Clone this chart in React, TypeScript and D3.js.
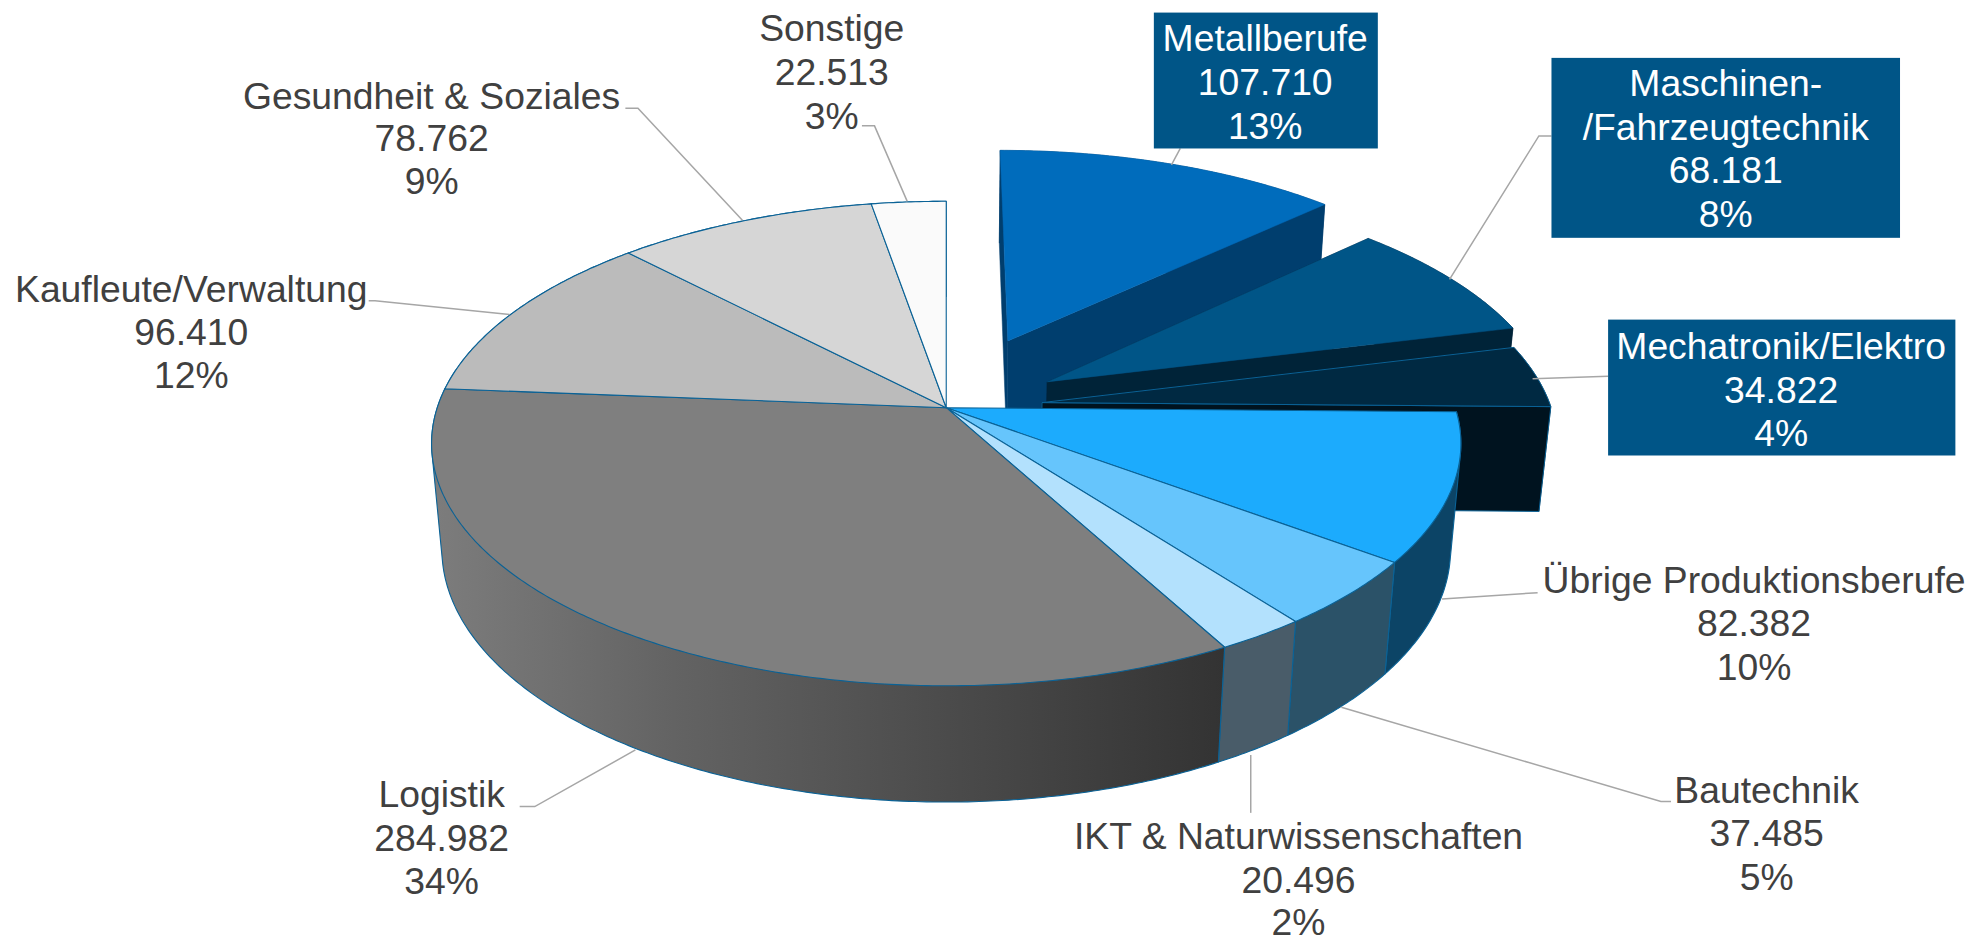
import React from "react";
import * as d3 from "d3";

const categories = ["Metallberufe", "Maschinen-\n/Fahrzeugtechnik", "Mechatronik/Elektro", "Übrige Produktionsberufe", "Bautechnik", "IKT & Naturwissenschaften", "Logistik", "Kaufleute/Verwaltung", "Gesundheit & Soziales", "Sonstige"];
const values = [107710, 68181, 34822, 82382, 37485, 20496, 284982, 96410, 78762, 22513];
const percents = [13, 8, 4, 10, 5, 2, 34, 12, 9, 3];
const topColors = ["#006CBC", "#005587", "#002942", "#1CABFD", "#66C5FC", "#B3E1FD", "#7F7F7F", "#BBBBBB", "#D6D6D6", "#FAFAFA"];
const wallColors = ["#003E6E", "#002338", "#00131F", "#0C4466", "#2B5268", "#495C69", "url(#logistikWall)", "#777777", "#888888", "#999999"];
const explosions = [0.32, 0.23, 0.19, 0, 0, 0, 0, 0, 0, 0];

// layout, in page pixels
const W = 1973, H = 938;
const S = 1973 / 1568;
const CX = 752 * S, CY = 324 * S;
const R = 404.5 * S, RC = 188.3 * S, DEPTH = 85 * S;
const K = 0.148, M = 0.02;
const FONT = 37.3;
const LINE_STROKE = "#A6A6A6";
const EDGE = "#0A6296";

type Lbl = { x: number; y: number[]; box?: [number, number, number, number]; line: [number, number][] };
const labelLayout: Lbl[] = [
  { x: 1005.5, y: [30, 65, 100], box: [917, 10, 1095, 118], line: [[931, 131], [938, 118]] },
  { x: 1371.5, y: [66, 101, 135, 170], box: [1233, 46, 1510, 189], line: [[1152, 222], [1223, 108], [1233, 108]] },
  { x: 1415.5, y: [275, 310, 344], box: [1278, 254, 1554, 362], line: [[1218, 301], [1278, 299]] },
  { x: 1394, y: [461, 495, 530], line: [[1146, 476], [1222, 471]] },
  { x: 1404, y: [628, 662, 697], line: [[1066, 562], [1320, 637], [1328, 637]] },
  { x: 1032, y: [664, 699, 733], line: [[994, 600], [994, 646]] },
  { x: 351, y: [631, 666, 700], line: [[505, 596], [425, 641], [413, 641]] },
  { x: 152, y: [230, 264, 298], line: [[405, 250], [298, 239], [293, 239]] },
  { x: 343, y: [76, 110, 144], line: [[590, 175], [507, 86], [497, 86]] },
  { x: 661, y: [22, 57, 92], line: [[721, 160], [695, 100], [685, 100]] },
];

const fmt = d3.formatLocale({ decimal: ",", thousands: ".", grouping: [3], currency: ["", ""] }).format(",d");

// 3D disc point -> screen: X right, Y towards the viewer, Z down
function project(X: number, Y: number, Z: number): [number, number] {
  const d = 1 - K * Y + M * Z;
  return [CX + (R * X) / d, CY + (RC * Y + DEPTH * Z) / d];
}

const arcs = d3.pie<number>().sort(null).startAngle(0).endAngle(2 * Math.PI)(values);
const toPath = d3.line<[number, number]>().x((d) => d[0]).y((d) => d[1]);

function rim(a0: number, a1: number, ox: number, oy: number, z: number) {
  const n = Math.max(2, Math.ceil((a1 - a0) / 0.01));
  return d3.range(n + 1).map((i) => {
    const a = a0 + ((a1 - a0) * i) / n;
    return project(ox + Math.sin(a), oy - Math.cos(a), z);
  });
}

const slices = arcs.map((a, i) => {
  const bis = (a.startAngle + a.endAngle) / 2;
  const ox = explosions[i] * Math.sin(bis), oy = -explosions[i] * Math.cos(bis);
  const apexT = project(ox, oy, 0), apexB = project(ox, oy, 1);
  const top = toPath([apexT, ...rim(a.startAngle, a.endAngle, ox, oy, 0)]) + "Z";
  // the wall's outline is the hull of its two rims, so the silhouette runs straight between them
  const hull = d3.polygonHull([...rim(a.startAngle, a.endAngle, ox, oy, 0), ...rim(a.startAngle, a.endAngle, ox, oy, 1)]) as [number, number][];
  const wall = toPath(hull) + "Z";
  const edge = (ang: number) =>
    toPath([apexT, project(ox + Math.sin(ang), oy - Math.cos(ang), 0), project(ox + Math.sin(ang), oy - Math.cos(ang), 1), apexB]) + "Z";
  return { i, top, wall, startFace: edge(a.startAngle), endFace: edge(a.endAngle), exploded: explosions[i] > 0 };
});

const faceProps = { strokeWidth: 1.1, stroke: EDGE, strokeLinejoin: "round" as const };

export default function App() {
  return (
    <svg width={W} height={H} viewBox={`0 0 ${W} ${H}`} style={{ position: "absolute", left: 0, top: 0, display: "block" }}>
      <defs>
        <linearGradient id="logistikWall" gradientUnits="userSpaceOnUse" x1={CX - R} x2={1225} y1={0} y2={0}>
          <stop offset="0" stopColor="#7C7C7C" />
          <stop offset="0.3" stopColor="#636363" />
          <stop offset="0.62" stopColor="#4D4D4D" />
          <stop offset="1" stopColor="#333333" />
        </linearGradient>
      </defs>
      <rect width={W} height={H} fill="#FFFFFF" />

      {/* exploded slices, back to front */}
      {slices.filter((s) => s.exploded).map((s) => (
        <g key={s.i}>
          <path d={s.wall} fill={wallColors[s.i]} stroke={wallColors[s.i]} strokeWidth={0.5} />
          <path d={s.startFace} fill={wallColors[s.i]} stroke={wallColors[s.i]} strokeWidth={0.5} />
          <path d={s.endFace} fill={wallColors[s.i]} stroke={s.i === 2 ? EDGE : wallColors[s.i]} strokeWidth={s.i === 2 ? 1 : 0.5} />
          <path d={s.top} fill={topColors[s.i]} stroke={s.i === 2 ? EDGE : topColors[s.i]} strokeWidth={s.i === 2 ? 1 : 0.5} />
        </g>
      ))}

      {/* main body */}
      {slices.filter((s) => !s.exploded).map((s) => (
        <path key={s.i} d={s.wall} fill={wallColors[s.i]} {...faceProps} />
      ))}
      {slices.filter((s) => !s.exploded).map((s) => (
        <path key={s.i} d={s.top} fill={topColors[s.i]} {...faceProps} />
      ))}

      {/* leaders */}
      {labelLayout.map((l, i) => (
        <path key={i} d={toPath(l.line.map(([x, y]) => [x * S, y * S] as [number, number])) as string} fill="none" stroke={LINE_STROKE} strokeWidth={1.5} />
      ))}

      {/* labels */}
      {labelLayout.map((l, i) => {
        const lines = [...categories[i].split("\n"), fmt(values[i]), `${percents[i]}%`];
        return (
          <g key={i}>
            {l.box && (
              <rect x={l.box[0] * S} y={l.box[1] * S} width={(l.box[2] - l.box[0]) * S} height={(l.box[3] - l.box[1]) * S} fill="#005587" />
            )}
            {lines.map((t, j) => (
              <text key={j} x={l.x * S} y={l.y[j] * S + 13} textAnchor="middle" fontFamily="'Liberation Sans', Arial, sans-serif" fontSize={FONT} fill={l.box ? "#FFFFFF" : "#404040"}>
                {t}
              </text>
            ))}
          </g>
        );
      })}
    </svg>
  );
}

## Directive:
Leave out the pictures and output the rest of the material exactly as written.

## Exercise result:
Clone this chart in React, TypeScript and D3.js.
import React from "react";
import * as d3 from "d3";

const categories = ["Metallberufe", "Maschinen-\n/Fahrzeugtechnik", "Mechatronik/Elektro", "Übrige Produktionsberufe", "Bautechnik", "IKT & Naturwissenschaften", "Logistik", "Kaufleute/Verwaltung", "Gesundheit & Soziales", "Sonstige"];
const values = [107710, 68181, 34822, 82382, 37485, 20496, 284982, 96410, 78762, 22513];
const percents = [13, 8, 4, 10, 5, 2, 34, 12, 9, 3];
const topColors = ["#006CBC", "#005587", "#002942", "#1CABFD", "#66C5FC", "#B3E1FD", "#7F7F7F", "#BBBBBB", "#D6D6D6", "#FAFAFA"];
const wallColors = ["#003E6E", "#002338", "#00131F", "#0C4466", "#2B5268", "#495C69", "url(#logistikWall)", "#777777", "#888888", "#999999"];
const explosions = [0.32, 0.23, 0.19, 0, 0, 0, 0, 0, 0, 0];

// layout, in page pixels
const W = 1973, H = 938;
const S = 1973 / 1568;
const CX = 752 * S, CY = 324 * S;
const R = 404.5 * S, RC = 188.3 * S, DEPTH = 85 * S;
const K = 0.148, M = 0.02;
const FONT = 37.3;
const LINE_STROKE = "#A6A6A6";
const EDGE = "#0A6296";

type Lbl = { x: number; y: number[]; box?: [number, number, number, number]; line: [number, number][] };
const labelLayout: Lbl[] = [
  { x: 1005.5, y: [30, 65, 100], box: [917, 10, 1095, 118], line: [[931, 131], [938, 118]] },
  { x: 1371.5, y: [66, 101, 135, 170], box: [1233, 46, 1510, 189], line: [[1152, 222], [1223, 108], [1233, 108]] },
  { x: 1415.5, y: [275, 310, 344], box: [1278, 254, 1554, 362], line: [[1218, 301], [1278, 299]] },
  { x: 1394, y: [461, 495, 530], line: [[1146, 476], [1222, 471]] },
  { x: 1404, y: [628, 662, 697], line: [[1066, 562], [1320, 637], [1328, 637]] },
  { x: 1032, y: [664, 699, 733], line: [[994, 600], [994, 646]] },
  { x: 351, y: [631, 666, 700], line: [[505, 596], [425, 641], [413, 641]] },
  { x: 152, y: [230, 264, 298], line: [[405, 250], [298, 239], [293, 239]] },
  { x: 343, y: [76, 110, 144], line: [[590, 175], [507, 86], [497, 86]] },
  { x: 661, y: [22, 57, 92], line: [[721, 160], [695, 100], [685, 100]] },
];

const fmt = d3.formatLocale({ decimal: ",", thousands: ".", grouping: [3], currency: ["", ""] }).format(",d");

// 3D disc point -> screen: X right, Y towards the viewer, Z down
function project(X: number, Y: number, Z: number): [number, number] {
  const d = 1 - K * Y + M * Z;
  return [CX + (R * X) / d, CY + (RC * Y + DEPTH * Z) / d];
}

const arcs = d3.pie<number>().sort(null).startAngle(0).endAngle(2 * Math.PI)(values);
const toPath = d3.line<[number, number]>().x((d) => d[0]).y((d) => d[1]);

function rim(a0: number, a1: number, ox: number, oy: number, z: number) {
  const n = Math.max(2, Math.ceil((a1 - a0) / 0.01));
  return d3.range(n + 1).map((i) => {
    const a = a0 + ((a1 - a0) * i) / n;
    return project(ox + Math.sin(a), oy - Math.cos(a), z);
  });
}

const slices = arcs.map((a, i) => {
  const bis = (a.startAngle + a.endAngle) / 2;
  const ox = explosions[i] * Math.sin(bis), oy = -explosions[i] * Math.cos(bis);
  const apexT = project(ox, oy, 0), apexB = project(ox, oy, 1);
  const top = toPath([apexT, ...rim(a.startAngle, a.endAngle, ox, oy, 0)]) + "Z";
  // the wall's outline is the hull of its two rims, so the silhouette runs straight between them
  const hull = d3.polygonHull([...rim(a.startAngle, a.endAngle, ox, oy, 0), ...rim(a.startAngle, a.endAngle, ox, oy, 1)]) as [number, number][];
  const wall = toPath(hull) + "Z";
  const edge = (ang: number) =>
    toPath([apexT, project(ox + Math.sin(ang), oy - Math.cos(ang), 0), project(ox + Math.sin(ang), oy - Math.cos(ang), 1), apexB]) + "Z";
  return { i, top, wall, startFace: edge(a.startAngle), endFace: edge(a.endAngle), exploded: explosions[i] > 0 };
});

const faceProps = { strokeWidth: 1.1, stroke: EDGE, strokeLinejoin: "round" as const };

export default function App() {
  return (
    <svg width={W} height={H} viewBox={`0 0 ${W} ${H}`} style={{ position: "absolute", left: 0, top: 0, display: "block" }}>
      <defs>
        <linearGradient id="logistikWall" gradientUnits="userSpaceOnUse" x1={CX - R} x2={1225} y1={0} y2={0}>
          <stop offset="0" stopColor="#7C7C7C" />
          <stop offset="0.3" stopColor="#636363" />
          <stop offset="0.62" stopColor="#4D4D4D" />
          <stop offset="1" stopColor="#333333" />
        </linearGradient>
      </defs>
      <rect width={W} height={H} fill="#FFFFFF" />

      {/* exploded slices, back to front */}
      {slices.filter((s) => s.exploded).map((s) => (
        <g key={s.i}>
          <path d={s.wall} fill={wallColors[s.i]} stroke={wallColors[s.i]} strokeWidth={0.5} />
          <path d={s.startFace} fill={wallColors[s.i]} stroke={wallColors[s.i]} strokeWidth={0.5} />
          <path d={s.endFace} fill={wallColors[s.i]} stroke={s.i === 2 ? EDGE : wallColors[s.i]} strokeWidth={s.i === 2 ? 1 : 0.5} />
          <path d={s.top} fill={topColors[s.i]} stroke={s.i === 2 ? EDGE : topColors[s.i]} strokeWidth={s.i === 2 ? 1 : 0.5} />
        </g>
      ))}

      {/* main body */}
      {slices.filter((s) => !s.exploded).map((s) => (
        <path key={s.i} d={s.wall} fill={wallColors[s.i]} {...faceProps} />
      ))}
      {slices.filter((s) => !s.exploded).map((s) => (
        <path key={s.i} d={s.top} fill={topColors[s.i]} {...faceProps} />
      ))}

      {/* leaders */}
      {labelLayout.map((l, i) => (
        <path key={i} d={toPath(l.line.map(([x, y]) => [x * S, y * S] as [number, number])) as string} fill="none" stroke={LINE_STROKE} strokeWidth={1.5} />
      ))}

      {/* labels */}
      {labelLayout.map((l, i) => {
        const lines = [...categories[i].split("\n"), fmt(values[i]), `${percents[i]}%`];
        return (
          <g key={i}>
            {l.box && (
              <rect x={l.box[0] * S} y={l.box[1] * S} width={(l.box[2] - l.box[0]) * S} height={(l.box[3] - l.box[1]) * S} fill="#005587" />
            )}
            {lines.map((t, j) => (
              <text key={j} x={l.x * S} y={l.y[j] * S + 13} textAnchor="middle" fontFamily="'Liberation Sans', Arial, sans-serif" fontSize={FONT} fill={l.box ? "#FFFFFF" : "#404040"}>
                {t}
              </text>
            ))}
          </g>
        );
      })}
    </svg>
  );
}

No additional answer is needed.